Jambalaya (On The Bayou)


Hank Williams is the father of contemporary country music. He was a superstar by the age of 25; he was dead at the age of 29. In those four short years, he established the rules for all the country performers who followed him and, in the process, much of popular music.

So begins the bio of Hank Williams by Stephen Thomas Erlewine at allmusic.com and it is plain fact. We'll cover a number of his classic country tunes as part of the Community Guitar program, but none are better suited to a good jam than this one. There seems to be wide agreement that the melody for this song is lifted largely from another sung in Cajun French called Grand Texas. So by way of appetizer, here's a clip of Jambalaya's precurser as performed by Cajun fiddler Chuck Guillory (from his album Grand Texas on Arhoolie)

Audio Clip: Grand Texas performed by Chuck Guillory


Some say Williams wrote the words himself and that they harken back to his days as a regular on the Louisianna Hayride. According to one Wikipedia essay, during this time "he spent much of his off time in the community of Carlyss Louisiana, located about ten miles south of Sulphur on Louisiana State Highway 27, in a bar belonging to Yvonne Little." Hence, my Yvonne the sweetest one me-oh-my-oh.

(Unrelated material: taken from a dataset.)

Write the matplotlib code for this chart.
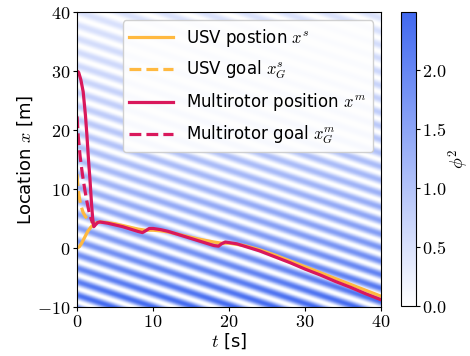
import numpy as np
import matplotlib.pyplot as plt
from matplotlib.colors import LinearSegmentedColormap

plt.rcParams['mathtext.fontset'] = 'cm'
plt.rcParams['font.family'] = ['DejaVu Sans']

# multirotor position
t_mr = [0, 0.2, 0.5, 0.8, 1.1, 1.3, 1.5, 1.7, 1.9, 2.05, 2.2, 2.4, 2.7, 3.0, 4, 5, 6, 7, 8,
        8.6, 9.0, 9.5, 10, 11, 12, 13, 14, 15, 16, 17, 18, 18.6, 19.0, 19.5, 20, 21, 22,
        24, 26, 28, 30, 32, 34, 36, 38, 40]
x_mr = [30, 29.8, 28.5, 26.5, 22.5, 19, 15, 11.5, 7.5, 5, 3.6, 3.9, 4.3, 4.4, 4.2, 3.9, 3.6, 3.2, 2.8,
        2.6, 2.9, 3.3, 3.3, 3.1, 2.8, 2.4, 2.0, 1.6, 1.2, 0.8, 0.4, 0.3, 0.7, 1.0, 0.9, 0.7, 0.3,
        -0.5, -1.5, -2.5, -3.6, -4.6, -5.7, -6.7, -7.8, -8.8]
# multirotor goal
t_mr_goal = [0, 0.15, 0.4, 0.7, 1.0, 1.3, 1.6, 1.9, 2.1]
x_mr_goal = [22.3, 19, 15.5, 12.5, 10, 7.8, 6, 4.7, 4.2]

# USV position
t_usv = [0, 0.3, 0.6, 1.0, 1.4, 1.8, 2.2, 2.6, 3, 4, 5, 6, 7, 8, 9, 10, 11, 12, 14, 16,
         18, 19, 20, 22, 24, 26, 28, 30, 32, 34, 36, 38, 40]
x_usv = [0, 0.2, 0.8, 1.8, 2.8, 3.5, 4.0, 4.3, 4.4, 4.3, 4.1, 3.8, 3.5, 3.2, 3.0, 3.0, 2.9, 2.7, 2.1, 1.5,
         1.0, 0.8, 0.8, 0.4, -0.3, -1.2, -2.2, -3.2, -4.2, -5.2, -6.2, -7.2, -8.2]
# USV goal
t_usv_goal = [0, 0.1, 0.3, 0.5, 0.8, 1.1, 1.4, 1.7, 2.0]
x_usv_goal = [12.5, 10.5, 8.5, 7.2, 6.0, 5.3, 4.9, 4.6, 4.4]

# wave field phi^2 (amplitude decays with height, travelling stripes)
k = 1.37
v = 0.43
amp2 = 2.49
decay = 30.0

tt = np.linspace(0, 40, 500)
xx = np.linspace(-10, 40, 500)
T, X = np.meshgrid(tt, xx)
phi2 = amp2 * np.exp(-(X + 10) / decay) * np.sin(k * (X + v * T)) ** 2

cmap = LinearSegmentedColormap.from_list('wb', ['#ffffff', '#4169f0'])

fig = plt.figure(figsize=(4.7, 3.56), dpi=100)
ax = fig.add_axes([0.164, 0.138, 0.647, 0.828])
cax = fig.add_axes([0.853, 0.14, 0.032, 0.826])

im = ax.imshow(phi2, extent=[0, 40, -10, 40], origin='lower', aspect='auto',
               cmap=cmap, vmin=0, vmax=amp2, interpolation='bilinear')

orange = '#ffb940'
red = '#d9185c'
ax.plot(t_usv, x_usv, color=orange, lw=2.3, label=r'USV postion $x^s$')
ax.plot(t_usv_goal, x_usv_goal, color=orange, lw=2.3, ls='--', label=r'USV goal $x^s_G$')
ax.plot(t_mr, x_mr, color=red, lw=2.3, label=r'Multirotor position $x^m$')
ax.plot(t_mr_goal, x_mr_goal, color=red, lw=2.3, ls='--', label=r'Multirotor goal $x^m_G$')

ax.set_xlim(0, 40)
ax.set_ylim(-10, 40)
xt = [0, 10, 20, 30, 40]
yt = [-10, 0, 10, 20, 30, 40]
ax.set_xticks(xt)
ax.set_xticklabels(['$%d$' % v_ for v_ in xt], fontsize=13)
ax.set_yticks(yt)
ax.set_yticklabels(['$%d$' % v_ for v_ in yt], fontsize=13)
ax.tick_params(length=3, pad=1.5)
ax.set_xlabel(r'$t$ [s]', fontsize=13, labelpad=0)
ax.set_ylabel(r'Location $x$ [m]', fontsize=13, labelpad=2)

ax.legend(loc='upper right', fontsize=12, handlelength=2.6, labelspacing=0.6,
          framealpha=0.9)

cb = fig.colorbar(im, cax=cax)
ct = [0.0, 0.5, 1.0, 1.5, 2.0]
cb.set_ticks(ct)
cb.set_ticklabels(['$%.1f$' % c for c in ct], fontsize=13)
cb.ax.tick_params(length=3, pad=1.5)
cb.set_label(r'$\phi^2$', fontsize=13, labelpad=0)
cb.outline.set_linewidth(0.8)

plt.savefig('out.png', dpi=100)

Others say he co-authored the lyrics, while still others claim he bought the song flat-out from the original author. If he did buy it, he made a great purchase. Released in 1952, it was performed by Williams and reached #1 on the U.S. country charts. It remains one of his most popular songs today. Here's Hank Sr. himself having big fun with it:

Audio Clip: Hank Williams Sr. performing Jambalaya


The song has been recorded by countless artists since then in a wide variety of styles. Even a casual search of Jambalaya covers leads not only to decades of country performances but R&B, Rock, Latin, Jazz, Cajun, Children's Music and Easy Listening versions as well. Here's a folky take on it by a then-unknown singer-songwriter named Lucinda Williams. It's from her 1979 debut album Ramblin' on Smithsonian/Folkways. We've included the guitar solo for those of you who would like to try your hands at it. Give it a listen and, if you'd like, a try:

Audio Clip: Lucinda Williams on Jambalaya

Not surprisingly, the song has been popular among Louisianna musicians of all sorts including Fats Domino, Professor Longhair and the artist featured in this Zydeco version, Rockin' Dopsie Jr. (shown to the left playing washboard).